===== RECORDS FOR THE TASK =====

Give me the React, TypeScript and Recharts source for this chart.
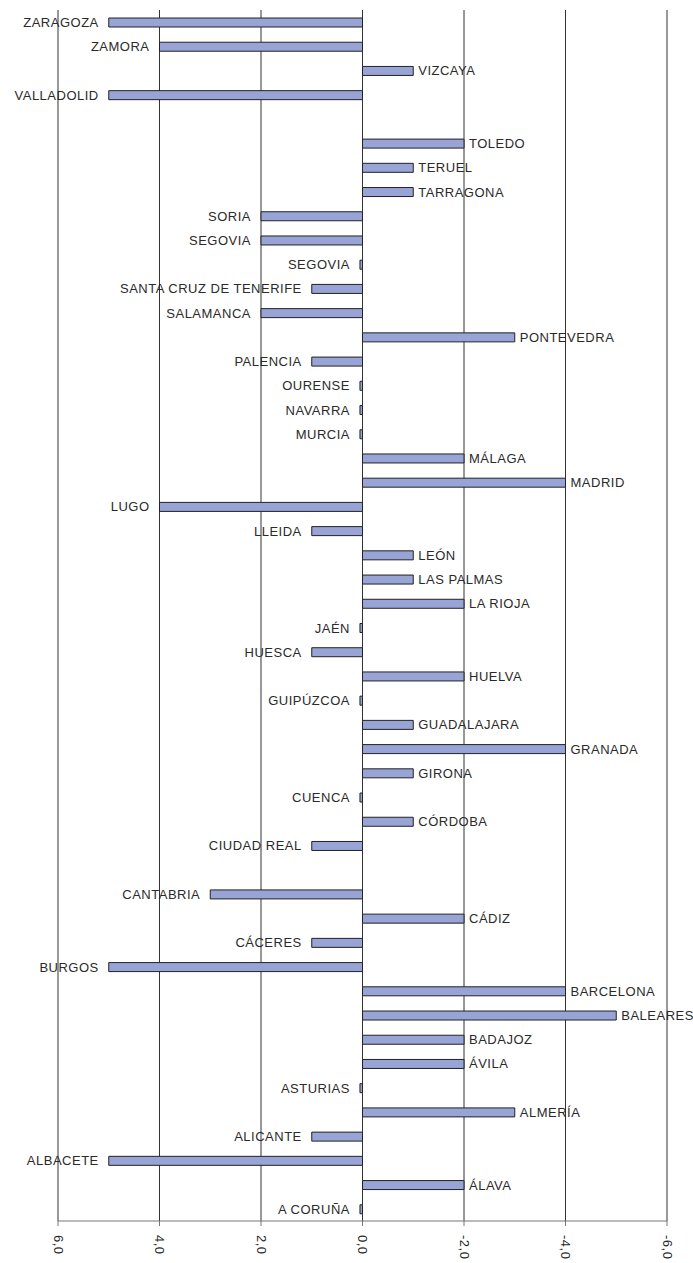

=====
===== RECORDS FOR THE TASK =====

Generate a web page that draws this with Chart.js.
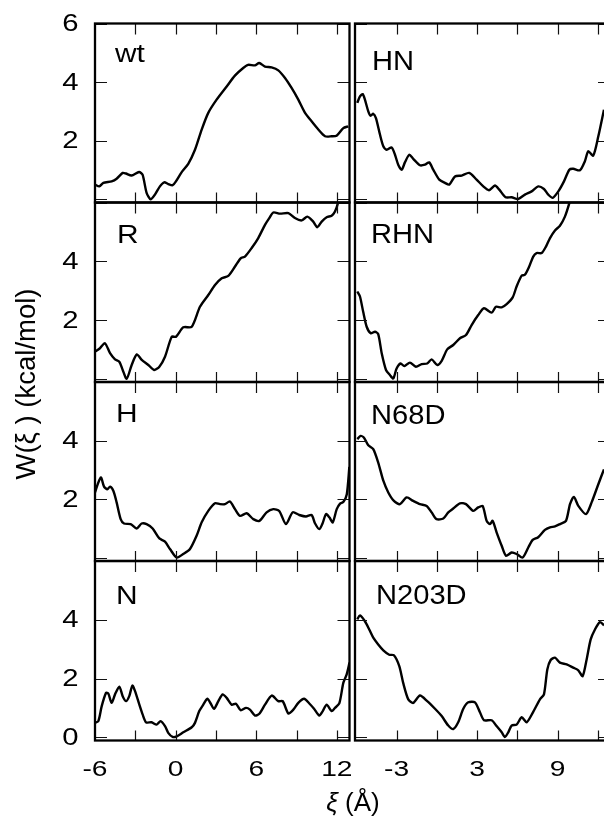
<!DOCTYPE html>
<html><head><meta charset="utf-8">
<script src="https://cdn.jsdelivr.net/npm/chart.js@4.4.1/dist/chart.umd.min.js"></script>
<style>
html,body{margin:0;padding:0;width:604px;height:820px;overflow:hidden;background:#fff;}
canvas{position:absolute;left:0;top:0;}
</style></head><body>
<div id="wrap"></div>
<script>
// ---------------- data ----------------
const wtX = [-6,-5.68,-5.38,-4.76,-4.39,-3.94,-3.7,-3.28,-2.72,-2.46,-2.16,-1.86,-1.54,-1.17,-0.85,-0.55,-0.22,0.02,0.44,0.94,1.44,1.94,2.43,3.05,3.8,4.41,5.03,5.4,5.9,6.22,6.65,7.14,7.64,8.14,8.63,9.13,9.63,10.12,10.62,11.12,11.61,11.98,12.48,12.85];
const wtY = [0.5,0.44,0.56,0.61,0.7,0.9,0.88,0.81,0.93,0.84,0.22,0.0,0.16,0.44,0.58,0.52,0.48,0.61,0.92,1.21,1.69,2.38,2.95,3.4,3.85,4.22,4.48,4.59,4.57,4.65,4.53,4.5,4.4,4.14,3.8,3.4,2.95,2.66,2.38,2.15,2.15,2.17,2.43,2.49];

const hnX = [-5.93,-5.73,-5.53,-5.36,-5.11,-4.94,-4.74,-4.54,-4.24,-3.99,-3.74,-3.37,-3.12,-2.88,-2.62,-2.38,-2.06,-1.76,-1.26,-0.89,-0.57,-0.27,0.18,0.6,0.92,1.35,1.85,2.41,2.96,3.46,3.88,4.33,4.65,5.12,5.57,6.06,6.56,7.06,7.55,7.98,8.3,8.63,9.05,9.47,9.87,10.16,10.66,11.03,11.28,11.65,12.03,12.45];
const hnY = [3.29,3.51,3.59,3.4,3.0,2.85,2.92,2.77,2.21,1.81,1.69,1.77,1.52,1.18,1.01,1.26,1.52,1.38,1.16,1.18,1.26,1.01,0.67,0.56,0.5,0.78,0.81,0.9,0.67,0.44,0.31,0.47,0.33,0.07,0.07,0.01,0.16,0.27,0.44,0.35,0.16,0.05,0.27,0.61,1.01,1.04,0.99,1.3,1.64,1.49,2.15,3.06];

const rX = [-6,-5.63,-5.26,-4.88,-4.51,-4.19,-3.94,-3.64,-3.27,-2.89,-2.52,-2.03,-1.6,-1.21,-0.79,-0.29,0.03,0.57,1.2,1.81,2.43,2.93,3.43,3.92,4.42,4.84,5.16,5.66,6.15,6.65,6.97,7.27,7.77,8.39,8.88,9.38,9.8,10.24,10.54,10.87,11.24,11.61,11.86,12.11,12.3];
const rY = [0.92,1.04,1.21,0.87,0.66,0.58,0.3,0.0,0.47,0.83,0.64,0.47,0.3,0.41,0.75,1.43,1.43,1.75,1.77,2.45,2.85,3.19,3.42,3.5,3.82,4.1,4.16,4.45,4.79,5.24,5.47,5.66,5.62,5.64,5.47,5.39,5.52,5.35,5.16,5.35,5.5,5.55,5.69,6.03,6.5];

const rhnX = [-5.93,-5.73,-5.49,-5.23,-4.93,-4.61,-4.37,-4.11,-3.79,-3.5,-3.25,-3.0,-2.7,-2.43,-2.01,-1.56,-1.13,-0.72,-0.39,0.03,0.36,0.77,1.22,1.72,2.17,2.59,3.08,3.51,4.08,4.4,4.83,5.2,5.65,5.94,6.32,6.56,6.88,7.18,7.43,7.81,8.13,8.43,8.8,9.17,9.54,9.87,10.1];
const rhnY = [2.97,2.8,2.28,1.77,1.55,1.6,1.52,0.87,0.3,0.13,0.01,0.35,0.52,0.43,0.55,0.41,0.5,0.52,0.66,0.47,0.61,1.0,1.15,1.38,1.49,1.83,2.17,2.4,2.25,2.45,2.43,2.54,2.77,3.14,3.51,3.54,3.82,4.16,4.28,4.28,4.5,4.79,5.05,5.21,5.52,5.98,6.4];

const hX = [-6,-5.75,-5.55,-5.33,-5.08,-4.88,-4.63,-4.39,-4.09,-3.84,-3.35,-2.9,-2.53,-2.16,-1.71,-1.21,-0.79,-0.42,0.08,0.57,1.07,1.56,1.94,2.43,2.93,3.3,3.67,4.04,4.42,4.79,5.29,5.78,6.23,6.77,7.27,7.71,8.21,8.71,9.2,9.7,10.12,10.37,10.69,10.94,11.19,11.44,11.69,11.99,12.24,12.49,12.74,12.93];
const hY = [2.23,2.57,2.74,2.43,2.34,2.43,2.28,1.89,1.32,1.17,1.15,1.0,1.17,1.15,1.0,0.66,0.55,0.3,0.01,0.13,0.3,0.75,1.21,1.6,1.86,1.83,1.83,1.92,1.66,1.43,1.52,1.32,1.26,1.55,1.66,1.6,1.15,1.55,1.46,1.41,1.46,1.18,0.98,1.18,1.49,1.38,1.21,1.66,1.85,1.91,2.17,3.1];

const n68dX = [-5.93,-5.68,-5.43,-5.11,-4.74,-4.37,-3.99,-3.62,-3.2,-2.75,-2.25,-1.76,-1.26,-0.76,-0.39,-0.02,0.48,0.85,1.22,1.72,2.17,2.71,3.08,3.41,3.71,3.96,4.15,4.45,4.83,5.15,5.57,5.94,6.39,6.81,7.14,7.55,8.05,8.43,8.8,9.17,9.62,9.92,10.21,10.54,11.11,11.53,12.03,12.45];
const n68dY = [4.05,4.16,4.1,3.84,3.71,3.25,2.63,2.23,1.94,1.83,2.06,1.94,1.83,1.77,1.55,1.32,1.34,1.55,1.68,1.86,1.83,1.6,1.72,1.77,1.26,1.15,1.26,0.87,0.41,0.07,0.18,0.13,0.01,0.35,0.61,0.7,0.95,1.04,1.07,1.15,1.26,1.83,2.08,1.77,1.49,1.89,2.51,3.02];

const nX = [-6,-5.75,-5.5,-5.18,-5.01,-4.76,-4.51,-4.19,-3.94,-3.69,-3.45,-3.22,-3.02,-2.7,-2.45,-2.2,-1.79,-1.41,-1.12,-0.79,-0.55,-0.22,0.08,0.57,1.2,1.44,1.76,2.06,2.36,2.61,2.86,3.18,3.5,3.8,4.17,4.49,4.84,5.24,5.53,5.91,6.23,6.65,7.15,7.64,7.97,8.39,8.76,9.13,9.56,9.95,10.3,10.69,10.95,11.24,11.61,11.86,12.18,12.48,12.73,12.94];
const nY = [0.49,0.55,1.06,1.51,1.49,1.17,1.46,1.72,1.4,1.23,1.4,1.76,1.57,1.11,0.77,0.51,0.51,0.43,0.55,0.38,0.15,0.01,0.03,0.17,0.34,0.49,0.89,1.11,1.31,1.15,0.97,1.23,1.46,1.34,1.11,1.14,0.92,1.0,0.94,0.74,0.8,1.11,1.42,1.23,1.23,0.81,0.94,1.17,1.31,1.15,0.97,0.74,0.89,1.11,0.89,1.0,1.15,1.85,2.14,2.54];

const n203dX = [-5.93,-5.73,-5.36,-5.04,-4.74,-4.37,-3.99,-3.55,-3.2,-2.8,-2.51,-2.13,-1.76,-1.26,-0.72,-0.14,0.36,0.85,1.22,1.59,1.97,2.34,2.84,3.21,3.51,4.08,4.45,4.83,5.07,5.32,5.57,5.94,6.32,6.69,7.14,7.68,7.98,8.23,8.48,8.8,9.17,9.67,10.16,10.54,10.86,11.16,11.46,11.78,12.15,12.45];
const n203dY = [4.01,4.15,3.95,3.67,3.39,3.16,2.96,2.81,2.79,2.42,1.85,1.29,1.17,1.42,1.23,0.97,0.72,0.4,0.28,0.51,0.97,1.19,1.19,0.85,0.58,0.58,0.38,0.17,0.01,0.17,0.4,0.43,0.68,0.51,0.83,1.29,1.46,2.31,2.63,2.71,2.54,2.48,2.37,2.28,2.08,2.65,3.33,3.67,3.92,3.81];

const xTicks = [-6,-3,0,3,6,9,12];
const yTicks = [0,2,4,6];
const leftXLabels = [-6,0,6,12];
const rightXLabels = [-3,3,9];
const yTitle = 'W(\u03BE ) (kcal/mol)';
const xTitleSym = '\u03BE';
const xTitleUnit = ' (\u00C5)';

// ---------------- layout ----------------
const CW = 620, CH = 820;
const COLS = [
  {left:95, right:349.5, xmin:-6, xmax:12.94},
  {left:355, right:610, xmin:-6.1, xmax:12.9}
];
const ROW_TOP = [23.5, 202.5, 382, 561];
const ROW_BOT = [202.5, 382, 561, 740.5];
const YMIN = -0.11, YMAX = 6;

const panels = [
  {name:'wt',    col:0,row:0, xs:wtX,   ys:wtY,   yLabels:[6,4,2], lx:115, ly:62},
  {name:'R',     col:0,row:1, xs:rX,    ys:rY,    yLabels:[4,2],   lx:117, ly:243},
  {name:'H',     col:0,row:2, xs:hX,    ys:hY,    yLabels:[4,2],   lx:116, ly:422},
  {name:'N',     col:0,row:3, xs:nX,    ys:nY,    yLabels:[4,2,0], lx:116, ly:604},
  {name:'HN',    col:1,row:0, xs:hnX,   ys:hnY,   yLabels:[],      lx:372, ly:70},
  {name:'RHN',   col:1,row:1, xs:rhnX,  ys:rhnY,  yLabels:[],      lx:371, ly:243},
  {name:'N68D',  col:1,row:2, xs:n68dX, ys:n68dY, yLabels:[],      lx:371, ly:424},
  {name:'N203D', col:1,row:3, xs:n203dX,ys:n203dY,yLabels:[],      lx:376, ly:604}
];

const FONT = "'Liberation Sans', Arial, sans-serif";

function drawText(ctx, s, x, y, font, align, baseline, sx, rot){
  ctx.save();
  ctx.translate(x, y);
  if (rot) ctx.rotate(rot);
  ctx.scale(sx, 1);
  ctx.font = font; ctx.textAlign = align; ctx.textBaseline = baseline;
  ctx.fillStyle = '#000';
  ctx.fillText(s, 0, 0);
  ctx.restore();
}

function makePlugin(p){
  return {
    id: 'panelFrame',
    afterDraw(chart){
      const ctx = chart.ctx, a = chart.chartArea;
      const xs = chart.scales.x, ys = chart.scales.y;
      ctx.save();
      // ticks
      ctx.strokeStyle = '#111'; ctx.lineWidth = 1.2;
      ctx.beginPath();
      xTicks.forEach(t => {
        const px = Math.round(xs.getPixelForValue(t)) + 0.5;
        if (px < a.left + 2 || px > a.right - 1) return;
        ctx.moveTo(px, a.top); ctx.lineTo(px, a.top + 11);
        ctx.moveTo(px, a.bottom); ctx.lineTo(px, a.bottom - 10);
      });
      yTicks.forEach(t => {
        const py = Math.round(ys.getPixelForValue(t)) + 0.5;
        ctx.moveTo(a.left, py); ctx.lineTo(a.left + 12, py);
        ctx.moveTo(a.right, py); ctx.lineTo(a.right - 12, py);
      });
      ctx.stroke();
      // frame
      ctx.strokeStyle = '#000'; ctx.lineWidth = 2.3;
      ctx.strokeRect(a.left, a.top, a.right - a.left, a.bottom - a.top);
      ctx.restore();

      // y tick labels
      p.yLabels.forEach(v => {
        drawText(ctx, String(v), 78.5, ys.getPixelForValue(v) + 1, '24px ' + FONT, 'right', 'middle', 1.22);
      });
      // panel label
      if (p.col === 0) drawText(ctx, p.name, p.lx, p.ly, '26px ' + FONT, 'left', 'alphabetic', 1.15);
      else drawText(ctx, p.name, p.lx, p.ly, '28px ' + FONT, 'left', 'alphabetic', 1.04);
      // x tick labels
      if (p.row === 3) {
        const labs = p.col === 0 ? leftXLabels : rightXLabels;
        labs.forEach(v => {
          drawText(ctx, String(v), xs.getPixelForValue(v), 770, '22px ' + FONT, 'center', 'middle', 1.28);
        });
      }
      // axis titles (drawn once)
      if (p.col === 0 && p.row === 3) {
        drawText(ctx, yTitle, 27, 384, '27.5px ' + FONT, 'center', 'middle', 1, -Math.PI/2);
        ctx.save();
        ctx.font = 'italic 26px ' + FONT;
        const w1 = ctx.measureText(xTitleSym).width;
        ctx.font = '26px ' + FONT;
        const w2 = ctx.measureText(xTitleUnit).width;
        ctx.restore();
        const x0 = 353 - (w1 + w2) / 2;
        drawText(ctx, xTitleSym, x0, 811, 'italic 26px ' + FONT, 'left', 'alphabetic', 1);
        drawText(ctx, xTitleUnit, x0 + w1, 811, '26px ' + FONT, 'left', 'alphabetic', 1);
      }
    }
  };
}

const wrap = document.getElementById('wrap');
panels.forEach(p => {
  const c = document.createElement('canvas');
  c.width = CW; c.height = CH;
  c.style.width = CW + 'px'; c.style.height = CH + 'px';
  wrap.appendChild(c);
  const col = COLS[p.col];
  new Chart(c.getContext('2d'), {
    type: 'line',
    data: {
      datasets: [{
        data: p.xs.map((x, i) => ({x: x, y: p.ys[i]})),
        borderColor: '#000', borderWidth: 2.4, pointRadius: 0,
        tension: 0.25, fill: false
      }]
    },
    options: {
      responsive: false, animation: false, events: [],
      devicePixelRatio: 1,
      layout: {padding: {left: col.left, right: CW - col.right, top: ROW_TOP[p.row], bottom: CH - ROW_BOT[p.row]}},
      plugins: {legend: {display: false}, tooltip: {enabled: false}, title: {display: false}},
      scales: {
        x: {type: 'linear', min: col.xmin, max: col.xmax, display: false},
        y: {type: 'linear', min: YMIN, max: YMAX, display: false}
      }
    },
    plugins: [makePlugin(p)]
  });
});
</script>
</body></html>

=====

DESCRIPTION OF THE TASK:
Select and copy every line from the records that includes the word "this".

WRITTEN RESPONSE:
Give me the React, TypeScript and Recharts source for this chart.
Generate a web page that draws this with Chart.js.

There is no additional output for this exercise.